Walz Already Getting ‘Swiftboated’ over Embellished Military Service

'Instead he slithered out the door and waited for the paperwork to catch up to him...'

(Luis CornelioHeadline USA) Minnesota Gov. Tim Walz, now Kamala Harris’s running mate, “embellished and selectively omitted facts of his military career for years,” according to National Guard members who served alongside him. 

These allegations originated from a 2018 open letter posted on Facebook, coinciding with Walz’s initial gubernatorial campaign.

The letter, first reported by the Daily Wire on Tuesday, accused Walz of abandoning his unit when it was set to be deployed to Iraq.  

Walz had previously served 20 years before re-enlisting for seven years in 2001 after the Sept. 11 terrorist attacks. He was set to serve for seven years but only served four, retiring to run for Congress, where he would serve until becoming governor in 2018.

Retired Command Sergeants Major Thomas Behrends and Paul Herr alleged, “On May 16th, 2005, [Walz] quit, betraying his country, leaving the 1-125th Field Artillery Battalion and its Soldiers hanging; without its senior Non-Commissioned Officer, as the battalion prepared for war.”

At the time, Walz claimed he was resigning to pursue a political career. Behrends and Herr retorted that Walz could have sought permission from the Department of Defense to run for public office. 

“If he had retired normally and respectfully, you would think he would have ensured his retirement documents were correctly filled out and signed, and that he would have ensured he was reduced to Master Sergeant for dropping out of the academy,” the retired guardsmen wrote. “Instead he slithered out the door and waited for the paperwork to catch up to him.” 

The letter also claimed Walz’s retirement documents were marked, “SOLDER NOT AVAILABLE FOR SIGNATURE” and highlighted his attempt to offer a fundraiser for his former battalion’s Christmas trip back home. “The same Soldiers he had abandoned just months before, trying to buy their votes,” Behrends and Herr stated. 

On Nov. 3, 2006, Walz dismissed the accusations as falsehoods. These claims were originally raised by Tom Hagen, a Minnesota military reservist who served in Iraq, in a letter to the editor of The Winona Daily News.

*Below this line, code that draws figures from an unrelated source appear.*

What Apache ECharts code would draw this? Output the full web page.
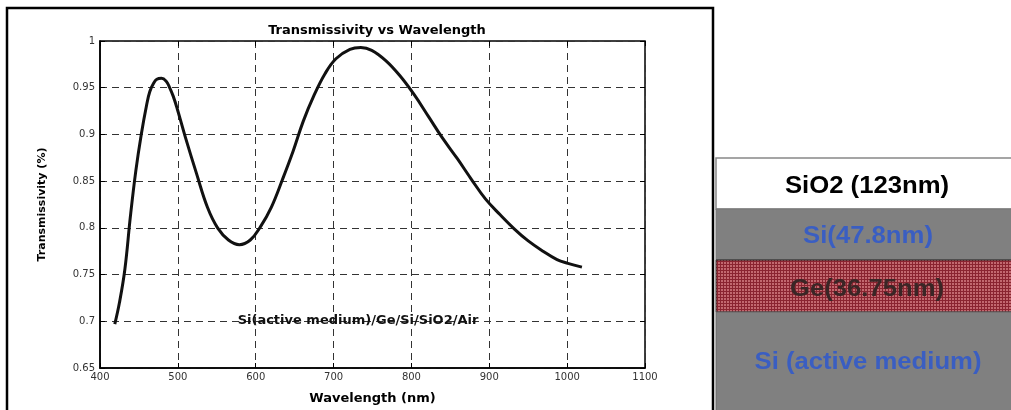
<!DOCTYPE html>
<html>
<head>
<meta charset="utf-8">
<script src="https://cdn.jsdelivr.net/npm/echarts@6/dist/echarts.min.js"></script>
<style>
  html, body { margin: 0; padding: 0; background: #fff; }
  #chart { width: 1011px; height: 410px; }
</style>
</head>
<body>
<div id="chart"></div>
<script>
// curve
var wavelength = [419, 425, 432, 439, 446, 453, 460, 464, 469, 473, 479, 485, 489, 494, 499, 510, 524, 538, 551, 565, 579, 593, 606,
  620, 634, 648, 661, 675, 689, 703, 721, 735, 749, 767, 785, 804, 822, 840, 859, 877, 895, 914, 932, 950, 969, 987, 1001, 1019];
var transmissivity = [0.697, 0.720, 0.756, 0.812, 0.861, 0.900, 0.932, 0.946, 0.955, 0.959, 0.960, 0.957, 0.951, 0.941, 0.928, 0.896, 0.858, 0.822, 0.800, 0.787, 0.782, 0.787, 0.801,
  0.822, 0.851, 0.882, 0.914, 0.942, 0.965, 0.981, 0.991, 0.993, 0.990, 0.979, 0.963, 0.942, 0.919, 0.896, 0.874, 0.852, 0.831, 0.814, 0.799, 0.786, 0.775, 0.766, 0.762, 0.758];
var structureLabel = "Si(active medium)/Ge/Si/SiO2/Air";
// layer stack, top to bottom
var layerNames = ["SiO2 (123nm)", "Si(47.8nm)", "Ge(36.75nm)", "Si (active medium)"];

var points = wavelength.map(function (w, i) { return [w, transmissivity[i]]; });

// red mesh for the Ge layer
var mesh = document.createElement("canvas");
mesh.width = 3; mesh.height = 3;
var mctx = mesh.getContext("2d");
mctx.fillStyle = "#c2686f";
mctx.fillRect(0, 0, 3, 3);
mctx.fillStyle = "#8a2430";
mctx.fillRect(0, 0, 3, 1);
mctx.fillRect(0, 0, 1, 3);

var font = "DejaVu Sans";
var chart = echarts.init(document.getElementById("chart"));

function layerText(i, x, y, color) {
  return {
    type: "text", x: x, y: y, scaleX: 1.07,
    style: { text: layerNames[i], font: "bold 24px 'Liberation Sans'", fill: color, textAlign: "center", textVerticalAlign: "middle" }
  };
}

var option = {
  backgroundColor: "#fff",
  animation: false,
  title: {
    text: "Transmissivity vs Wavelength",
    left: 372, top: 19, textAlign: "center",
    textStyle: { fontFamily: font, fontSize: 13, fontWeight: "bold", color: "#000" }
  },
  grid: { left: 100, right: 366, top: 41, bottom: 40, show: true, borderColor: "#000", borderWidth: 1.5 },
  xAxis: [{
    type: "value", min: 400, max: 1100, interval: 100,
    name: "Wavelength (nm)", nameLocation: "middle", nameGap: 24,
    nameTextStyle: { fontFamily: font, fontSize: 13, fontWeight: "bold", color: "#000" },
    axisLine: { lineStyle: { color: "#000", width: 1.5 } },
    axisTick: { inside: true, length: 5, lineStyle: { color: "#000" } },
    axisLabel: { fontFamily: font, fontSize: 10, color: "#333", margin: 4, formatter: function (v) { return String(v); } },
    splitLine: { show: true, lineStyle: { color: "#333", type: [7, 5], width: 1 } }
  }, {
    type: "value", position: "top", min: 400, max: 1100, interval: 100,
    axisLine: { show: false },
    axisTick: { inside: true, length: 5, lineStyle: { color: "#000" } },
    axisLabel: { show: false }, splitLine: { show: false }
  }],
  yAxis: [{
    type: "value", min: 0.65, max: 1, interval: 0.05,
    name: "Transmissivity (%)", nameLocation: "middle", nameGap: 52,
    nameTextStyle: { fontFamily: font, fontSize: 11, fontWeight: "bold", color: "#000" },
    axisLine: { show: true, lineStyle: { color: "#000", width: 1.5 } },
    axisTick: { show: true, inside: true, length: 5, lineStyle: { color: "#000" } },
    axisLabel: { fontFamily: font, fontSize: 10, color: "#333", margin: 5 },
    splitLine: { show: true, lineStyle: { color: "#333", type: [7, 5], width: 1 } }
  }, {
    type: "value", position: "right", min: 0.65, max: 1, interval: 0.05,
    axisLine: { show: false },
    axisTick: { show: true, inside: true, length: 5, lineStyle: { color: "#000" } },
    axisLabel: { show: false }, splitLine: { show: false }
  }],
  series: [{
    type: "line",
    data: points,
    smooth: 0.4,
    showSymbol: false,
    lineStyle: { color: "#111", width: 3 }
  }],
  graphic: [
    // outer frame of the plot figure
    { type: "rect", shape: { x: 7, y: 8, width: 706, height: 420 }, style: { fill: null, stroke: "#000", lineWidth: 2.5 }, z: 10 },
    { type: "text", x: 358, y: 321, style: { text: structureLabel, font: "bold 13px " + font, fill: "#111", textAlign: "center", textVerticalAlign: "middle" }, z: 10 },
    // layer stack on the right
    { type: "rect", shape: { x: 716, y: 158, width: 300, height: 51 }, style: { fill: "#fff", stroke: "#888", lineWidth: 1.5 } },
    { type: "rect", shape: { x: 716, y: 209, width: 300, height: 51 }, style: { fill: "#808080", stroke: "#777", lineWidth: 1 } },
    { type: "rect", shape: { x: 716, y: 260, width: 300, height: 52 }, style: { fill: { image: mesh, repeat: "repeat" }, stroke: "#222", lineWidth: 1 } },
    { type: "rect", shape: { x: 716, y: 312, width: 300, height: 110 }, style: { fill: "#808080", stroke: "#666", lineWidth: 1 } },
    layerText(0, 867, 186, "#000"),
    layerText(1, 868, 236, "#3a5ec2"),
    layerText(2, 867, 289, "#3a2626"),
    layerText(3, 868, 362, "#3a5ec2")
  ]
};
chart.setOption(option);
</script>
</body>
</html>
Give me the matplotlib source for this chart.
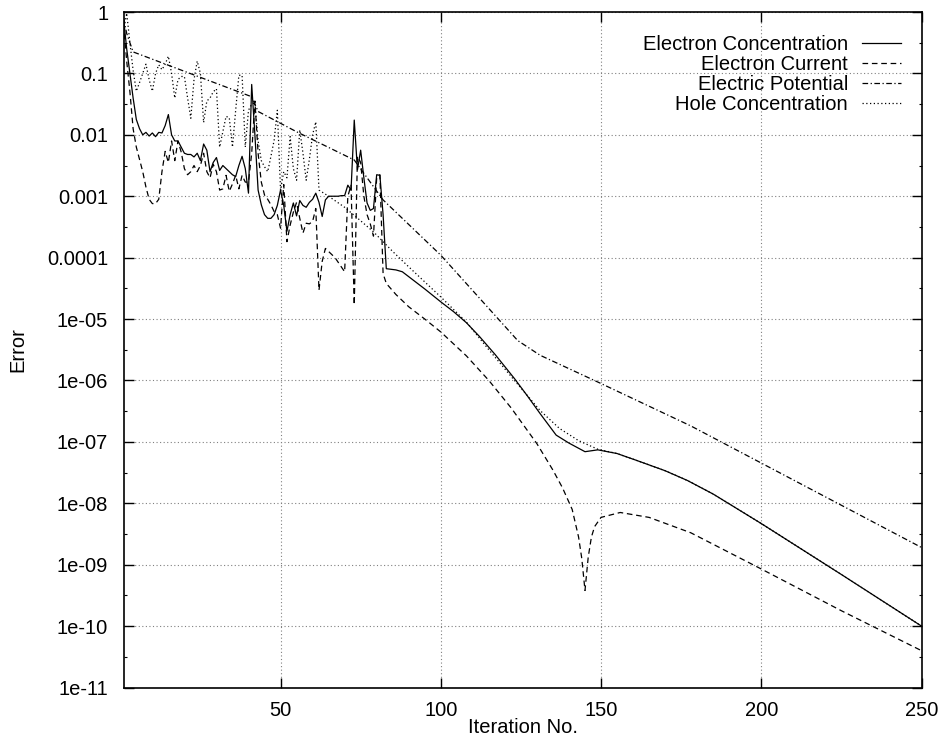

Responding to Hagen’s allegations—12 years before they resurfaced—Walz stated, “After completing 20 years of service in 2001, I re-enlisted to serve our country for an additional four years following Sept. 11 and retired the year before my battalion was deployed to Iraq in order to run for Congress.” 

He added, “I’m proud of the 24 years I served our country in the Army National Guard. There’s a code of honor among those who’ve served, and normally this type of partisan political attack comes only from one who’s never worn a uniform,” he added.